Povo toma a Plaza del Sol em Madri, anuncia a manchete do Globo de domingo. Da África para a Ásia, de lá para a Europa. Classe média brasileira, consumidora antenada e voraz de informação instantânea se mobiliza nas redes sociais e organiza sua própria revolução. TV Globo compra os direitos exclusivos de transmissão, vende as cotas de patrocínio, divulga em seus canais de internet e o tópico rapidamente vira #TT.
Zeca Camargo e Gloria Maria transmitem ao vivo, direto de uma praça perto de você. Rapaziada esperta envia SMS pros amigos. Show de Luan Santana, Restart, Pitty e Seu Jorge na Apoteose, em prol do movimento. CQC faz matéria, Alexandre Garcia, os comentários e o Segundo Caderno publica na capa mais uma entrevista do Caetano sobre a insurreição.

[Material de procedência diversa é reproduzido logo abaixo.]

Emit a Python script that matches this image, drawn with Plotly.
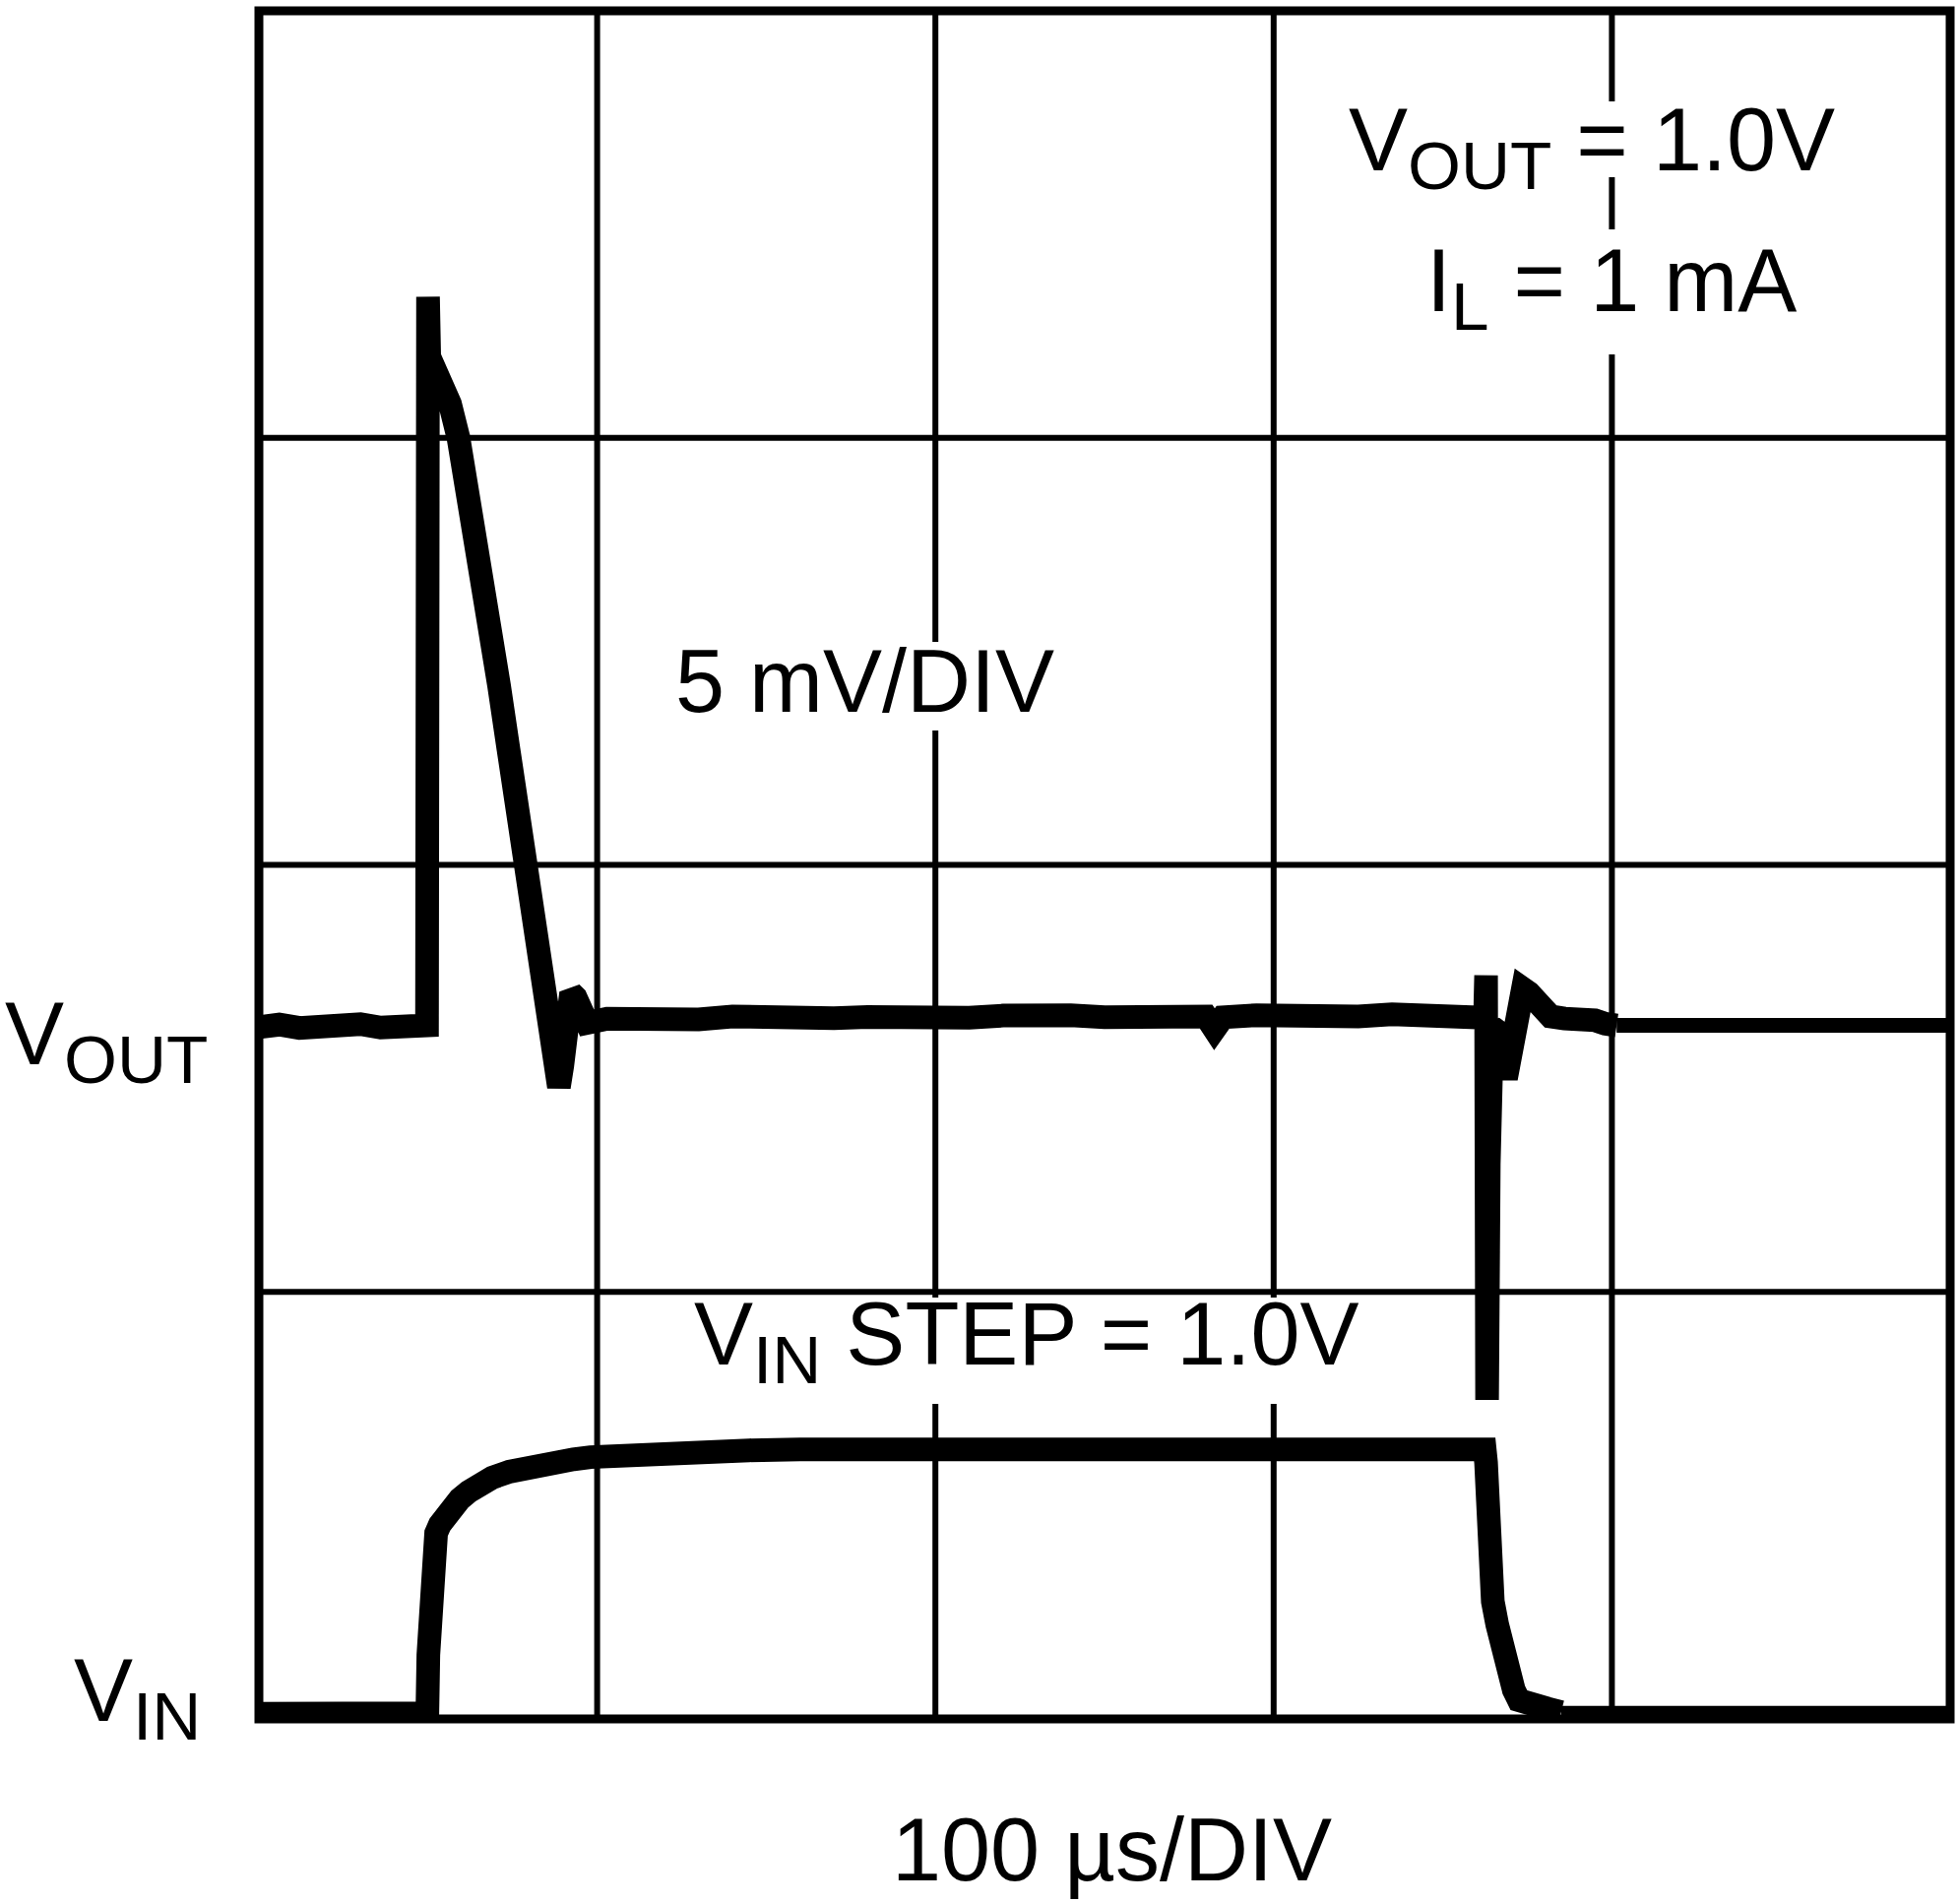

CUT intermedia o diálogo entre governo e trabalhadores, alçando o dirigente da vez a uma vaga na Câmara. No Congresso, Gabeira defende a revolução e Artur Virgílio diz que o governo precisa "ouvir a voz das ruas", da qual autodenomina-se paladino. CNBB defende a fraternidade revolucionária, mas afirma que precisam ser preservados os valores cristãos. Centenas de ônibus vindos da Baixada chegam para a grande manifestação evangélica no Aterro do Flamengo, que terá show de cantores gospel.
Bolsonaro convoca a marcha da tradição, família e propriedade e coisa que o valha, com apoio de Marcelo Crivela, ACM Neto e Wagner Montes, que, no programa de TV, manda que "prenda e arrebente" quem for contra. Datena também apóia o movimento. Boris Casoy diz que o país está uma "vergonha", mas em áudio que vaza do estúdio, o âncora afirma que os trabalhadores que se mobilizam "são a escória da sociedade". Sérgio Cabral diz que "o Rio é a vanguarda da revolução no Brasil" e que o estado deve receber royalties por isso. Nas favelas pacificadas, pipa no alto, kichute no fio, pelada na terra e revolução na tv, via gatonet.
Luciana Gimenez recebe no estúdio os líderes do movimento, ao lado de Agnaldo Timóteo e a renascida Rosana, a deusa. Ana Maria Braga convida o líder do segmento estudantil para tomar café da manhã e fazer uma receita ao vivo. No Brasileirão, jogadores entram em campo com faixas dizendo "Revolução, eu apóio", com patrocínio do Itaú, Nova Schin e Coca-Cola.
A proposta de emenda constitucional revolucionária vai para votação na Câmara. O Estadão pede o impeachment de Dilma em editorial reivindicando a posse de Serra, segundo colocado nas últimas eleições. A classe média paulista exige que o comando não seja encabeçado por nordestinos, mas sim por alguma liderança do DEM, PSD e aliados.
Nesse meio tempo, um novo crime passional ou familiar choca a sociedade e todos pedem a redução da maioridade penal para 12 anos. No fim, o governo vence na Câmara e no Senado, com votação esmagadora da "base aliada", leia-se, os neo-revolucionários do PTB, PP, PR e quejandos. E aí, no domingo seguinte faz um puta sol, o último capítulo da novela revela quem matou o vilão da vez, a final do campeonato mobiliza as atenções de todos e ninguém mais se lembra de revolução alguma.